In this study, the separation of micron-size particles from a liquid slug is achieved by using a passive mechanism through Taylor’s flow. We have exploited the recirculation of a fluid along the travelling air–liquid interfaces to align particles in a streamline. Recirculation of concentrated particles is achieved along the centre of the microchannel that aligns with the maximum velocity plane across the channel. The microchannel is fabricated through a four-step manufacturing process to achieve the necessary dimensions and surface chemistry along the side wall of the microchannel. For a flow of liquid, a fully developed flow regime can be witnessed by observing the parabolic velocity profile. The symmetric profile with maximum velocity along the center line of the channel is a depiction of the no-slip boundary at the channel wall.

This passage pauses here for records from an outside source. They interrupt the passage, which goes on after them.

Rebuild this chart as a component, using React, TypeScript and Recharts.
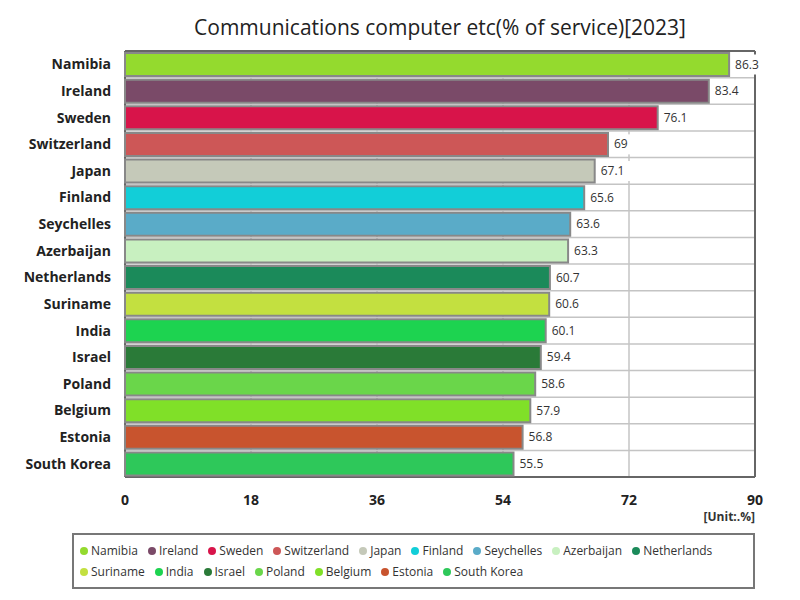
import React from "react";
import { Bar, BarChart, CartesianGrid, Cell, LabelList, Legend, XAxis, YAxis } from "recharts";

const countries = [
  "Namibia", "Ireland", "Sweden", "Switzerland", "Japan", "Finland", "Seychelles", "Azerbaijan",
  "Netherlands", "Suriname", "India", "Israel", "Poland", "Belgium", "Estonia", "South Korea",
];
const shares = [86.3, 83.4, 76.1, 69, 67.1, 65.6, 63.6, 63.3, 60.7, 60.6, 60.1, 59.4, 58.6, 57.9, 56.8, 55.5];
const colors = [
  "#94da2e", "#7a4a68", "#d8144a", "#cd5757", "#c5c9b9", "#12ced8", "#5aabc8", "#c8f0c0",
  "#1b8a5a", "#c3e040", "#1dd350", "#2a7a38", "#6ad64a", "#80e028", "#c8542e", "#2ec85a",
];
const xTicks = [0, 18, 36, 54, 72, 90];

const data = countries.map((name, i) => ({ name, value: shares[i], color: colors[i] }));

const FONT = "'Open Sans', 'Noto Sans', sans-serif";

function ValueLabel(props: any) {
  const { x, y, width, height, value } = props;
  const tx = x + width + 3;
  const ty = y + height / 2;
  const w = String(value).length * 7 + 6;
  return (
    <g>
      <rect x={tx} y={ty - 10} width={w} height={20} fill="#fff" />
      <text x={tx + 3} y={ty + 4} fontSize={12} fill="#333" fontFamily={FONT}>
        {value}
      </text>
    </g>
  );
}

function LegendBox() {
  return (
    <div
      style={{
        border: "2px solid #777",
        boxSizing: "border-box",
        width: 683,
        height: 56,
        padding: "6px 6px",
        display: "flex",
        flexWrap: "wrap",
        columnGap: 10,
        rowGap: 2,
        fontFamily: FONT,
        fontSize: 12,
        color: "#333",
      }}
    >
      {data.map((d) => (
        <span key={d.name} style={{ display: "inline-flex", alignItems: "center", lineHeight: "19px" }}>
          <span
            style={{ width: 8, height: 8, borderRadius: 4, background: d.color, display: "inline-block", marginRight: 3 }}
          />
          {d.name}
        </span>
      ))}
    </div>
  );
}

const bandLines = ({ offset }: any) =>
  countries.map((_, i) => offset.top + (i * offset.height) / countries.length).concat(offset.top + offset.height);

export default function App() {
  return (
    <div style={{ position: "relative", width: 800, height: 600, background: "#fff", fontFamily: FONT }}>
      <style>{`body{margin:0}`}</style>
      <div
        style={{
          position: "absolute",
          left: 125,
          width: 630,
          top: 13,
          textAlign: "center",
          fontSize: 21,
          color: "#222",
        }}
      >
        Communications computer etc(% of service)[2023]
      </div>
      <BarChart
        width={800}
        height={600}
        data={data}
        layout="vertical"
        barCategoryGap={2}
        margin={{ top: 51, right: 45, left: 8, bottom: 83 }}
      >
        <CartesianGrid stroke="#c4c4c4" strokeWidth={1.5} horizontalCoordinatesGenerator={bandLines} />
        <XAxis
          type="number"
          domain={[0, 90]}
          ticks={xTicks}
          tickLine={false}
          axisLine={false}
          tick={{ fill: "#222", fontSize: 14, fontWeight: 700, fontFamily: FONT }}
          tickMargin={12}
          height={40}
        />
        <YAxis
          type="category"
          dataKey="name"
          width={117}
          tickLine={false}
          axisLine={false}
          tick={{ fill: "#222", fontSize: 14, fontWeight: 700, fontFamily: FONT }}
          tickMargin={8}
        />
        <Bar dataKey="value" stroke="#888" strokeWidth={2} isAnimationActive={false}>
          {data.map((d) => (
            <Cell key={d.name} fill={d.color} />
          ))}
          <LabelList dataKey="value" content={<ValueLabel />} />
        </Bar>
        <CartesianGrid
          stroke="#666"
          strokeWidth={2}
          fill="none"
          horizontalCoordinatesGenerator={({ offset }: any) => [offset.top, offset.top + offset.height]}
          verticalCoordinatesGenerator={({ offset }: any) => [offset.left, offset.left + offset.width]}
        />
        <Legend
          verticalAlign="middle"
          layout="horizontal"
          wrapperStyle={{ top: 533, left: 72, width: 683 }}
          content={() => <LegendBox />}
        />
      </BarChart>
      <div
        style={{
          position: "absolute",
          right: 45,
          top: 508,
          fontSize: 12,
          fontWeight: 700,
          color: "#333",
        }}
      >
        [Unit:.%]
      </div>
    </div>
  );
}
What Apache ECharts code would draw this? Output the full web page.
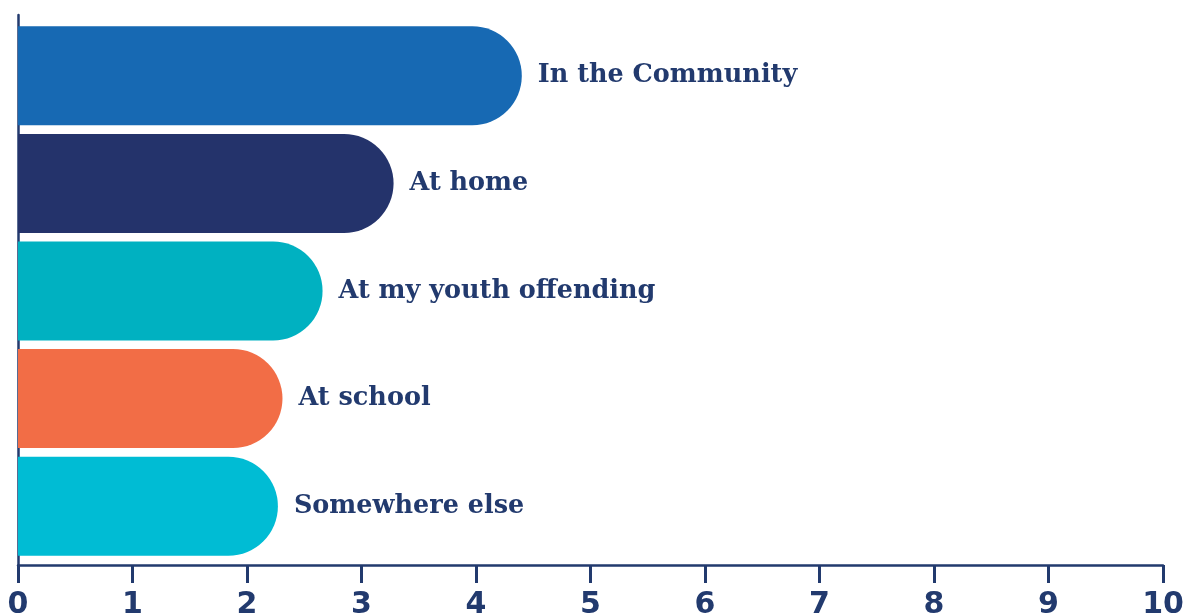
<!DOCTYPE html>
<html><head><meta charset="utf-8">
<script src="https://cdn.jsdelivr.net/npm/echarts@6/dist/echarts.min.js"></script>
<style>html,body{margin:0;padding:0;background:#fff}#c{width:1183px;height:615px}</style>
</head><body><div id="c"></div>
<script>
const categories = ["In the Community", "At home", "At my youth offending", "At school", "Somewhere else"];
const values = [4.40, 3.28, 2.66, 2.31, 2.27];
const colors = ["#1769b3", "#24336b", "#00b1c1", "#f26d46", "#00bcd4"];
const xTicks = [0, 1, 2, 3, 4, 5, 6, 7, 8, 9, 10];

const navy = "#223a6e";
const chart = echarts.init(document.getElementById('c'));
chart.setOption({
  animation: false,
  grid: [
    { left: 18, right: 20, top: 22, bottom: 55, outerBoundsMode: 'none', containLabel: false },
    { left: 18, right: 20, top: 15, bottom: 50, outerBoundsMode: 'none', containLabel: false }
  ],
  xAxis: [{
    type: 'value', gridIndex: 0, min: xTicks[0], max: xTicks[xTicks.length - 1], interval: 1, offset: 5,
    axisLine: { show: true, lineStyle: { color: navy, width: 2.5 } },
    axisTick: { show: true, inside: false, length: 18, lineStyle: { color: navy, width: 3 } },
    splitLine: { show: false },
    axisLabel: { color: navy, fontFamily: 'DejaVu Sans', fontWeight: 'bold', fontSize: 30, margin: 25 }
  }, {
    type: 'value', gridIndex: 1, show: false
  }],
  yAxis: [{
    type: 'category', gridIndex: 0, data: categories, inverse: true,
    axisLine: { show: false }, axisTick: { show: false }, axisLabel: { show: false }
  }, {
    type: 'value', gridIndex: 1,
    axisLine: { show: true, lineStyle: { color: navy, width: 2.5 } },
    axisTick: { show: false }, axisLabel: { show: false }, splitLine: { show: false }
  }],
  series: [{
    type: 'bar',
    xAxisIndex: 0, yAxisIndex: 0,
    barWidth: 99,
    data: values.map((v, i) => ({ value: v, itemStyle: { color: colors[i] } })),
    itemStyle: { borderRadius: [0, 50, 50, 0] },
    label: {
      show: true, position: 'right', distance: 16,
      formatter: p => categories[p.dataIndex],
      color: navy, fontFamily: 'DejaVu Serif', fontWeight: 'bold', fontSize: 25.5
    }
  }]
});
</script></body></html>
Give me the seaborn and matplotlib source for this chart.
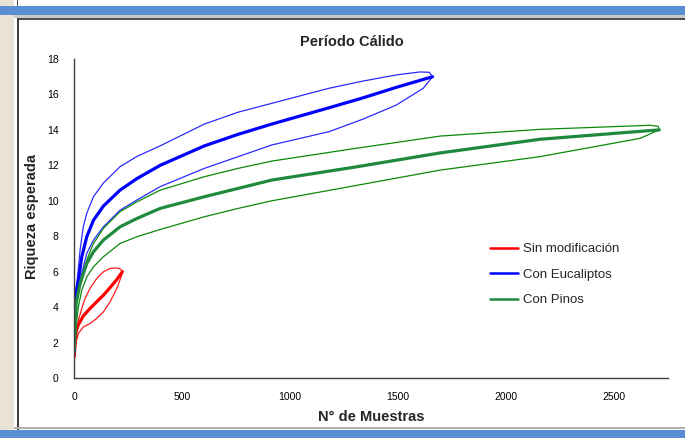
import matplotlib
matplotlib.use("Agg")
import matplotlib.pyplot as plt
from matplotlib.patches import Rectangle
from matplotlib.lines import Line2D
import pandas as pd
import seaborn as sns

# Sin modificación
sin_x = [1, 9, 20, 43, 74, 105, 136, 167, 198, 224]
sin_mean = [1.2, 2.6, 3.0, 3.5, 3.92, 4.3, 4.67, 5.1, 5.55, 6.0]
sin_up_x = [1, 5, 12, 20, 36, 51, 74, 105, 136, 167, 198, 215, 224]
sin_up = [1.3, 1.8, 2.6, 3.26, 3.92, 4.49, 5.05, 5.61, 5.99, 6.18, 6.21, 6.15, 6.0]
sin_lo_x = [1, 9, 20, 43, 74, 105, 136, 167, 198, 221, 224]
sin_lo = [1.2, 2.0, 2.5, 2.88, 3.07, 3.36, 3.73, 4.3, 5.05, 5.8, 6.0]

# Con Eucaliptos
euc_x = [1, 5, 20, 36, 59, 90, 136, 213, 291, 399, 604, 760, 916, 1181, 1336, 1492, 1660]
euc_mean = [1.5, 4.6, 5.5, 6.84, 7.97, 8.9, 9.7, 10.6, 11.25, 12.0, 13.1, 13.75, 14.33, 15.25, 15.8, 16.4, 17.0]
euc_up_x = [1, 9, 15, 28, 43, 59, 90, 136, 213, 291, 399, 604, 760, 916, 1181, 1336, 1492, 1601, 1645, 1660]
euc_up = [1.6, 4.8, 5.5, 7.2, 8.53, 9.29, 10.23, 11.0, 11.92, 12.5, 13.1, 14.33, 15.0, 15.5, 16.35, 16.75, 17.1, 17.27, 17.25, 17.0]
euc_lo_x = [1, 5, 15, 36, 59, 90, 136, 213, 291, 399, 604, 760, 916, 1181, 1336, 1492, 1617, 1660]
euc_lo = [1.4, 3.8, 4.77, 5.9, 7.03, 7.78, 8.53, 9.47, 10.04, 10.8, 11.83, 12.49, 13.15, 13.9, 14.6, 15.4, 16.35, 17.0]

# Con Pinos
pin_x = [1, 10, 28, 59, 90, 136, 213, 291, 399, 604, 760, 916, 1300, 1695, 2157, 2645, 2710]
pin_mean = [1.5, 4.2, 5.33, 6.46, 7.12, 7.78, 8.53, 9.0, 9.57, 10.23, 10.7, 11.17, 11.9, 12.7, 13.47, 13.94, 14.0]
pin_up_x = [1, 10, 36, 59, 90, 136, 213, 291, 399, 604, 760, 916, 1300, 1695, 2157, 2667, 2705, 2710]
pin_up = [1.7, 4.5, 5.5, 6.65, 7.59, 8.44, 9.38, 9.94, 10.6, 11.36, 11.83, 12.24, 12.95, 13.65, 14.03, 14.26, 14.2, 14.0]
pin_lo_x = [1, 9, 20, 36, 59, 90, 136, 213, 291, 399, 604, 760, 916, 1300, 1695, 2157, 2620, 2710]
pin_lo = [1.3, 2.9, 4.0, 4.95, 5.7, 6.27, 6.84, 7.59, 7.97, 8.38, 9.1, 9.57, 10.0, 10.85, 11.73, 12.49, 13.52, 14.0]

labels = ["Sin modificación", "Con Eucaliptos", "Con Pinos"]
x_ticks = [0, 500, 1000, 1500, 2000, 2500]
y_ticks = [0, 2, 4, 6, 8, 10, 12, 14, 16, 18]

sns.set_theme(style="white")
plt.rcParams['font.family'] = ['Liberation Sans', 'DejaVu Sans']

W, H = 685, 438
fig = plt.figure(figsize=(6.85, 4.38), dpi=100)
ax = fig.add_axes([74 / W, 60 / H, 594 / W, 319 / H])

series = [
    (sin_x, sin_mean, sin_up_x, sin_up, sin_lo_x, sin_lo, "#ff0000", "#ff1a1a"),
    (euc_x, euc_mean, euc_up_x, euc_up, euc_lo_x, euc_lo, "#0000ff", "#2a2aff"),
    (pin_x, pin_mean, pin_up_x, pin_up, pin_lo_x, pin_lo, "#1f8a3e", "#0a8a0a"),
]

for mx, my, ux, uy, lx, ly, c_mean, c_band in series:
    # confidence band drawn as one closed loop: upper out, lower back
    loop = pd.DataFrame({"x": ux + lx[::-1], "y": uy + ly[::-1]})
    sns.lineplot(data=loop, x="x", y="y", sort=False, estimator=None,
                 color=c_band, linewidth=0.9, ax=ax)
    mean_df = pd.DataFrame({"x": mx, "y": my})
    sns.lineplot(data=mean_df, x="x", y="y", sort=False, estimator=None,
                 color=c_mean, linewidth=2.3, ax=ax)

ax.set_xlim(0, 2750)
ax.set_ylim(0, 18)
ax.set_xticks(x_ticks)
ax.set_yticks(y_ticks)
ax.tick_params(axis="both", labelsize=7.5, colors="#000000", pad=7)
ax.tick_params(axis="x", direction="inout", length=6, width=0.8, color="#404040")
ax.tick_params(axis="y", direction="out", length=4, width=0.8, color="#404040")
for s in ["top", "right"]:
    ax.spines[s].set_visible(False)
for s in ["left", "bottom"]:
    ax.spines[s].set_color("#404040")
    ax.spines[s].set_linewidth(1.0)

fig.text(352 / W, 1 - 42 / H, "Período Cálido", fontsize=10.5, fontweight="bold",
         ha="center", va="center")
ax.set_xlabel("N° de Muestras", fontsize=10.5, fontweight="bold")
ax.set_ylabel("Riqueza esperada", fontsize=10.5, fontweight="bold")
ax.xaxis.set_label_coords(0.5, (378 - 417) / 319)
ax.yaxis.set_label_coords((32 - 74) / 594, 0.505)
ax.xaxis.label.set_va("center")
ax.yaxis.label.set_va("center")

handles = [Line2D([], [], color=c, linewidth=1.8) for c in ["#ff0000", "#0000ff", "#1f8a3e"]]
ax.legend(handles, labels, loc="upper left", bbox_to_anchor=(0.681, 0.46),
          frameon=False, fontsize=9.5, handlelength=2.1, handletextpad=0.38,
          labelspacing=1.0)

# screenshot frame around the chart
def frame_rect(x0, y0, w, h, color):
    fig.add_artist(Rectangle((x0 / W, 1 - (y0 + h) / H), w / W, h / H,
                             transform=fig.transFigure, color=color, lw=0, zorder=5))

frame_rect(0, 0, 14, H, "#ebe2d6")
frame_rect(17, 0, 1.2, 7, "#505050")
frame_rect(0, 6, W, 9, "#5a8fd4")
frame_rect(14, 15, W - 14, 3, "#c8c8c8")
frame_rect(17, 18, W - 17, 1.5, "#505050")
frame_rect(17, 18, 1.5, H - 18, "#404040")
frame_rect(14, 427, W - 14, 2, "#b0b0b0")
frame_rect(0, 430, W, 8, "#5a8fd4")

fig.savefig("out.png", dpi=100)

A liquid-repellent solid wall, or a superhydrophobic solid wall, changes the parabolic profile and subsequently, the magnitude and position of maximum velocity changes. Along a channel with one wall of superhydrophobic coating, the profile becomes asymmetric and the shifts location of the maximum velocity from the center of the channel. After introducing a bubble of the same size as the channel width, the bubble also experiences this asymmetry. As famously Taylor flow depicts, the traveling bubble concentrates the particles along a maximum velocity profile which is along the center of the channel towards the wall with slp condition. However, for one wall with slip condition, it facilitates the shift of the stream of particles on the desired side of the center of the channel. This shift is used to guide particles towards one arm of the Y section of the channel located downstream of the flow. To demonstrate this shift in the particle stream, we conducted experiments along two different channels: one with no slip condition, and the second with a coating that exhibits slip condition along the wall.